Phil Baum, the former executive director at the American Jewish Congress, died at home in Riverdale, N.Y.

Baum, who served in senior positions at the AJC for more than five decades, died in his sleep on Wednesday night. He was in 90s.

He began at the Jewish advocacy organization in the late 1940s shortly after earning his law degree from University of Chicago in his hometown, and soon was named associate executive director, a position he filled until taking over as executive director in 1994. He retired from the post in 2002.

During his lengthy tenure, when the AJCongress was among the most prominent American Jewish advocacy groups, Baum was a leading champion in the U.S. Jewish community of Israel, Soviet Jewry and other causes. For two decades he organized the American-Israeli Dialogue, an annual conference in Israel bringing together American Jewish intellectual leaders with their Israeli counterparts.

Marc Stern, a senior staff member at AJCongress for 33 years and now general counsel at the American Jewish Committee, told JTA that Baum “was the single brightest, most incisive guy I ever met in the organized Jewish community.”
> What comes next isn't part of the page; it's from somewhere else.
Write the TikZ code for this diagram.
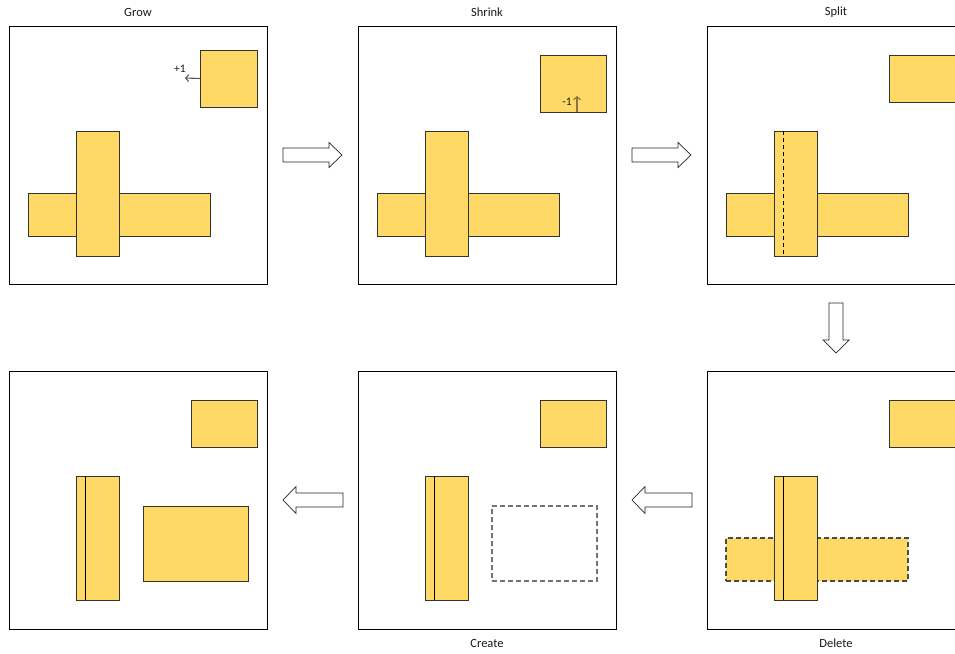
\documentclass[tikz,border=0pt]{standalone}
\usepackage{fontspec}
\setmainfont{Carlito}
\usetikzlibrary{arrows.meta}
\definecolor{blockfill}{HTML}{FFD966}
\definecolor{shrinkarrow}{HTML}{8A7440}
\begin{document}
\begin{tikzpicture}[x=1pt,y=-1pt,
  panel/.style={draw=black, line width=0.9pt, fill=white, inner sep=0pt, outer sep=0pt, anchor=north west, minimum width=258pt, minimum height=258pt},
  block/.style={draw=black!80, line width=0.8pt, fill=blockfill, inner sep=0pt, outer sep=0pt, anchor=north west},
  ghost/.style={draw=black!55, line width=1.1pt, dash pattern=on 5pt off 3pt, inner sep=0pt, outer sep=0pt, anchor=north west},
  ghostfill/.style={draw=black!70, line width=1.1pt, dash pattern=on 5pt off 3pt, fill=blockfill, inner sep=0pt, outer sep=0pt, anchor=north west},
  blockarrow/.style={draw=black!85, line width=0.7pt, fill=white, line join=miter},
  title/.style={font=\fontsize{12.5}{14}\selectfont, text=black!90},
  small/.style={font=\fontsize{11.5}{13}\selectfont, text=black!90, inner sep=0pt},
  step-arrow/.style={draw=black!65, line width=1.1pt, -{Straight Barb[length=3pt,width=7pt]}}
]
\useasboundingbox (0,0) rectangle (955,653);
\clip (0,0) rectangle (955,653);

% ---------- panels ----------
\node[panel] (p1) at (9,26) {};
\node[panel] (p2) at (358,26) {};
\node[panel] (p3) at (707,26) {};
\node[panel] (p4) at (9,371) {};
\node[panel] (p5) at (358,371) {};
\node[panel] (p6) at (707,371) {};

% ---------- titles ----------
\node[title] (t1) at (138,12) {Grow};
\node[title] (t2) at (487,12) {Shrink};
\node[title] (t3) at (836,12) {Split};
\node[title] (t5) at (487,643) {Create};
\node[title] (t6) at (836,643) {Delete};

% ---------- panel 1: Grow ----------
\node[block, minimum width=182pt, minimum height=43pt] (g-h) at (28,193) {};
\node[block, minimum width=43pt, minimum height=125pt] (g-v) at (76,131) {};
\node[block, minimum width=57pt, minimum height=57pt] (g-sq) at (200,50) {};
\coordinate (g-end) at (185,78);
\draw[step-arrow] (g-sq.west) -- (g-end);
\node[small] (g-lbl) at (180,69) {+1};

% ---------- panel 2: Shrink ----------
\node[block, minimum width=182pt, minimum height=43pt] (s-h) at (377,193) {};
\node[block, minimum width=43pt, minimum height=125pt] (s-v) at (425,131) {};
\node[block, minimum width=66pt, minimum height=57pt] (s-sq) at (540,55) {};
\coordinate (s-start) at (577,112);
\coordinate (s-end) at (577,96);
\draw[step-arrow, draw=shrinkarrow] (s-start) -- (s-end);
\node[small] (s-lbl) at (567,102) {-1};

% ---------- panel 3: Split ----------
\node[block, minimum width=182pt, minimum height=43pt] (p-h) at (726,193) {};
\node[block, minimum width=43pt, minimum height=125pt] (p-v) at (774,131) {};
\draw[black, line width=0.8pt, dash pattern=on 4pt off 3pt] (783,131) -- (783,256);
\node[block, minimum width=80pt, minimum height=47pt] (p-sq) at (889,55) {};

% ---------- panel 6: Delete ----------
\node[ghostfill, minimum width=182pt, minimum height=43pt] (d-h) at (726,538) {};
\node[block, minimum width=43pt, minimum height=124pt] (d-v) at (774,476) {};
\draw[black, line width=0.8pt] (783,476) -- (783,600);
\node[block, minimum width=80pt, minimum height=47pt] (d-sq) at (889,400) {};

% ---------- panel 5: Create ----------
\node[block, minimum width=43pt, minimum height=124pt] (c-v) at (425,476) {};
\draw[black, line width=0.8pt] (434,476) -- (434,600);
\node[block, minimum width=66pt, minimum height=47pt] (c-sq) at (540,400) {};
\node[ghost, minimum width=105pt, minimum height=75pt] (c-new) at (492,506) {};

% ---------- panel 4: result ----------
\node[block, minimum width=43pt, minimum height=124pt] (r-v) at (76,476) {};
\draw[black, line width=0.8pt] (85,476) -- (85,600);
\node[block, minimum width=66pt, minimum height=47pt] (r-sq) at (191,400) {};
\node[block, minimum width=105pt, minimum height=75pt] (r-new) at (143,506) {};

% ---------- block arrows ----------
% right arrows (top row)
\draw[blockarrow] (283,148) -- (329,148) -- (329,142.5) -- (342,155) -- (329,167.5) -- (329,162) -- (283,162) -- cycle;
\draw[blockarrow] (632,148) -- (678,148) -- (678,142.5) -- (691,155) -- (678,167.5) -- (678,162) -- (632,162) -- cycle;
% down arrow
\draw[blockarrow] (829,303) -- (843,303) -- (843,340) -- (849,340) -- (836,353) -- (823,340) -- (829,340) -- cycle;
% left arrows (bottom row)
\draw[blockarrow] (343,493) -- (296,493) -- (296,486.5) -- (283,500) -- (296,513.5) -- (296,507) -- (343,507) -- cycle;
\draw[blockarrow] (692,493) -- (645,493) -- (645,486.5) -- (632,500) -- (645,513.5) -- (645,507) -- (692,507) -- cycle;
\end{tikzpicture}
\end{document}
“He was head and shoulders above everyone else in the room,” Stern added, noting that Baum was an early champion of many ideas later embraced by the American Jewish community. He said Baum was among the first Jewish leaders to defend the legality of President Truman’s recognition of Israel in May 1948, publishing a legal memorandum on the subject soon after, and to offer a legal defense of Israel’s decision to try Nazi leader Adolf Eichmann.

Baum, the son of immigrant parents, served in the U.S. military in World War II.

“One of the greatest disappointments of his life was that he didn’t qualify for pilot training and that he ended up in the Pacific and not fighting the Nazis in Europe,” Stern said.

Baum is survived by his wife, Bette.